A Taliban offensive and another humanitarian crisis - that's not what Afghans expected to follow the historic start of peace talks.
The Taliban's push in the strategic southern province of Helmand is again testing the strength of Afghan forces, as well as the US's commitment to its ally, only months after the US and the Taliban signed their own agreement.
US warplanes are striking again, day after day, as the Taliban continue their attack. It's the time of year, as winter starts to close in, when violence often intensifies at the end of the fighting season.
But, this year, the Taliban will also be seeking to increase their leverage at the peace talks, and boost the morale of their fighters. They say they're only taking back areas they once controlled.
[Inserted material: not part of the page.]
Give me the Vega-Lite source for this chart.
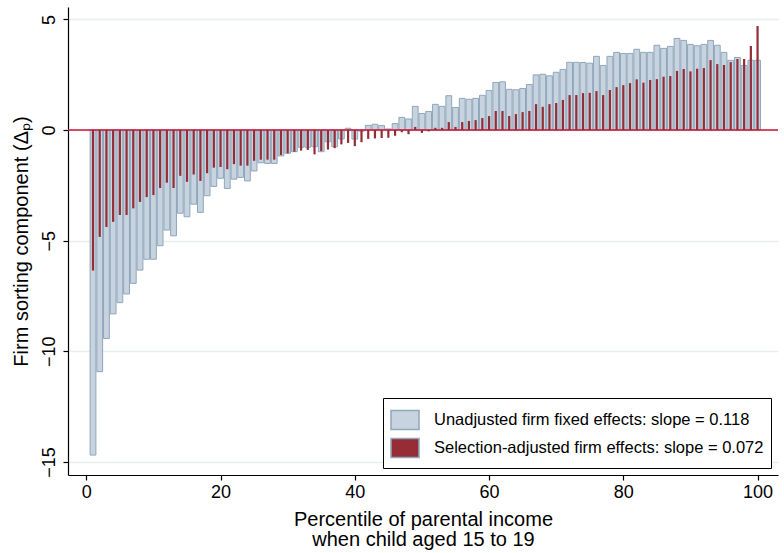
{
  "$schema": "https://vega.github.io/schema/vega-lite/v6.json",
  "width": 710,
  "height": 468,
  "autosize": "none",
  "padding": {"left": 68, "top": 7, "right": 6, "bottom": 78},
  "background": "white",
  "config": {
    "font": "Liberation Sans",
    "view": {"stroke": null},
    "axis": {"domainColor": "black", "tickColor": "black", "labelColor": "black", "titleColor": "black", "titleFontWeight": "normal", "domainWidth": 1.2, "tickWidth": 1.2}
  },
  "data": {"values": [
    {"p":1,"u":-14.69,"a":-6.35},{"p":2,"u":-10.92,"a":-4.83},{"p":3,"u":-9.42,"a":-4.38},{"p":4,"u":-8.31,"a":-4.15},{"p":5,"u":-7.80,"a":-3.84},
    {"p":6,"u":-7.41,"a":-3.84},{"p":7,"u":-6.93,"a":-3.54},{"p":8,"u":-6.33,"a":-3.25},{"p":9,"u":-5.84,"a":-3.03},{"p":10,"u":-5.84,"a":-2.94},
    {"p":11,"u":-5.23,"a":-2.62},{"p":12,"u":-4.52,"a":-2.38},{"p":13,"u":-4.78,"a":-2.62},{"p":14,"u":-3.76,"a":-2.07},{"p":15,"u":-3.92,"a":-2.34},
    {"p":16,"u":-3.35,"a":-2.01},{"p":17,"u":-3.72,"a":-2.30},{"p":18,"u":-2.97,"a":-1.95},{"p":19,"u":-2.55,"a":-1.70},{"p":20,"u":-2.18,"a":-1.67},
    {"p":21,"u":-2.64,"a":-1.77},{"p":22,"u":-2.22,"a":-1.54},{"p":23,"u":-2.14,"a":-1.61},{"p":24,"u":-2.30,"a":-1.61},{"p":25,"u":-1.85,"a":-1.39},
    {"p":26,"u":-1.48,"a":-1.34},{"p":27,"u":-1.51,"a":-1.34},{"p":28,"u":-1.51,"a":-1.34},{"p":29,"u":-1.17,"a":-1.13},{"p":30,"u":-1.05,"a":-1.05},
    {"p":31,"u":-0.98,"a":-0.98},{"p":32,"u":-0.78,"a":-0.93},{"p":33,"u":-0.78,"a":-0.90},{"p":34,"u":-0.75,"a":-1.10},{"p":35,"u":-0.98,"a":-0.95},
    {"p":36,"u":-0.53,"a":-0.88},{"p":37,"u":-0.75,"a":-0.82},{"p":38,"u":-0.40,"a":-0.65},{"p":39,"u":0.08,"a":-0.58},{"p":40,"u":-0.41,"a":-0.73},
    {"p":41,"u":-0.05,"a":-0.55},{"p":42,"u":0.21,"a":-0.40},{"p":43,"u":0.26,"a":-0.38},{"p":44,"u":0.20,"a":-0.36},{"p":45,"u":0.05,"a":-0.35},
    {"p":46,"u":0.29,"a":-0.26},{"p":47,"u":0.57,"a":-0.10},{"p":48,"u":0.50,"a":-0.19},{"p":49,"u":1.07,"a":0.14},{"p":50,"u":0.75,"a":-0.13},
    {"p":51,"u":0.84,"a":-0.06},{"p":52,"u":1.16,"a":0.10},{"p":53,"u":1.07,"a":0.10},{"p":54,"u":1.55,"a":0.36},{"p":55,"u":1.02,"a":0.14},
    {"p":56,"u":1.43,"a":0.36},{"p":57,"u":1.39,"a":0.41},{"p":58,"u":1.43,"a":0.45},{"p":59,"u":1.57,"a":0.54},{"p":60,"u":1.79,"a":0.63},
    {"p":61,"u":2.15,"a":0.86},{"p":62,"u":2.18,"a":0.86},{"p":63,"u":1.84,"a":0.63},{"p":64,"u":1.82,"a":0.72},{"p":65,"u":1.88,"a":0.81},
    {"p":66,"u":2.06,"a":0.86},{"p":67,"u":2.49,"a":1.17},{"p":68,"u":2.52,"a":1.05},{"p":69,"u":2.45,"a":1.17},{"p":70,"u":2.61,"a":1.22},
    {"p":71,"u":2.74,"a":1.36},{"p":72,"u":3.06,"a":1.58},{"p":73,"u":3.06,"a":1.58},{"p":74,"u":3.05,"a":1.67},{"p":75,"u":3.02,"a":1.68},
    {"p":76,"u":3.33,"a":1.76},{"p":77,"u":2.92,"a":1.58},{"p":78,"u":3.33,"a":1.81},{"p":79,"u":3.51,"a":1.94},{"p":80,"u":3.46,"a":2.03},
    {"p":81,"u":3.46,"a":2.12},{"p":82,"u":3.65,"a":2.29},{"p":83,"u":3.51,"a":2.14},{"p":84,"u":3.51,"a":2.26},{"p":85,"u":3.83,"a":2.30},
    {"p":86,"u":3.69,"a":2.41},{"p":87,"u":3.78,"a":2.44},{"p":88,"u":4.14,"a":2.67},{"p":89,"u":4.05,"a":2.76},{"p":90,"u":3.87,"a":2.65},
    {"p":91,"u":3.81,"a":2.77},{"p":92,"u":3.87,"a":2.80},{"p":93,"u":4.05,"a":3.16},{"p":94,"u":3.83,"a":2.98},{"p":95,"u":3.51,"a":2.94},
    {"p":96,"u":3.15,"a":3.07},{"p":97,"u":3.28,"a":3.21},{"p":98,"u":2.92,"a":3.21},{"p":99,"u":3.15,"a":3.80},{"p":100,"u":3.15,"a":4.70}
  ]},
  "layer": [
    {
      "mark": {"type": "bar", "width": 5.8, "stroke": "#8fa6bb", "strokeWidth": 1},
      "encoding": {
        "x": {"field": "p", "type": "quantitative",
              "scale": {"domain": [-1.98, 102.3], "nice": false, "zero": false},
              "axis": {"title": ["Percentile of parental income", "when child aged 15 to 19"], "values": [0, 20, 40, 60, 80, 100], "grid": false, "labelFontSize": 18, "titleFontSize": 20, "titleLineHeight": 20, "tickSize": 5, "labelPadding": 3, "titlePadding": 8}},
        "y": {"field": "u", "type": "quantitative",
              "scale": {"domain": [-15.59, 5.56], "nice": false, "zero": false},
              "axis": {"title": "Firm sorting component (Δₚ)", "values": [-15, -10, -5, 0, 5], "grid": true, "gridColor": "#e6eef0", "gridWidth": 1.5, "labelAngle": -90, "labelAlign": "center", "labelBaseline": "bottom", "labelFontSize": 18, "titleFontSize": 20, "tickSize": 5, "labelPadding": 5, "titlePadding": 9}},
        "color": {"datum": "Unadjusted firm fixed effects: slope = 0.118", "type": "nominal",
                  "scale": {"domain": ["Unadjusted firm fixed effects: slope = 0.118", "Selection-adjusted firm effects: slope = 0.072"], "range": ["#c7d3de", "#952c36"]},
                  "legend": {"title": null, "orient": "bottom-right", "offset": 7, "padding": 7, "strokeColor": "black", "fillColor": "white", "labelFont": "Liberation Sans", "labelFontSize": 16.5, "labelColor": "black", "labelOffset": 14, "symbolType": "M-1,-0.68H1V0.68H-1Z", "symbolSize": 784, "rowPadding": 0, "labelLimit": 500,
                             "labelExpr": "datum.label + '\u2003\u2003'",
                             "encode": {"symbols": {"update": {"stroke": {"signal": "datum.value === 'Unadjusted firm fixed effects: slope = 0.118' ? '#9bb0c2' : '#8e1f2b'"}, "strokeWidth": {"value": 1}, "fillOpacity": {"signal": "datum.value === 'Unadjusted firm fixed effects: slope = 0.118' ? 1 : 0.78"}}}}}}
      }
    },
    {
      "data": {"values": [{}]},
      "mark": {"type": "rule", "color": "#cc1236", "strokeWidth": 1.5},
      "encoding": {"y": {"datum": 0}}
    },
    {
      "mark": {"type": "bar", "width": 2.2},
      "encoding": {
        "x": {"field": "p", "type": "quantitative"},
        "y": {"field": "a", "type": "quantitative"},
        "color": {"datum": "Selection-adjusted firm effects: slope = 0.072", "type": "nominal"}
      }
    }
  ]
}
But their actions on the battlefield are again raising questions about their commitment to the negotiating table.
Meanwhile, Taliban and Afghan government negotiators are meeting again in the Qatari capital of Doha, trying to overcome their differences about a framework for formal peace talks.
The historic talks began on 12 September, one day after the 19th anniversary of the deadly 9/11 al-Qaeda attacks in the US that led to the US beginning military operations in Afghanistan.
It was the first time that Afghan leaders had sat down with members of the militant Islamist group.
The US has been encouraging both sides to reach an agreement, telling them: "The entire world wants you to succeed."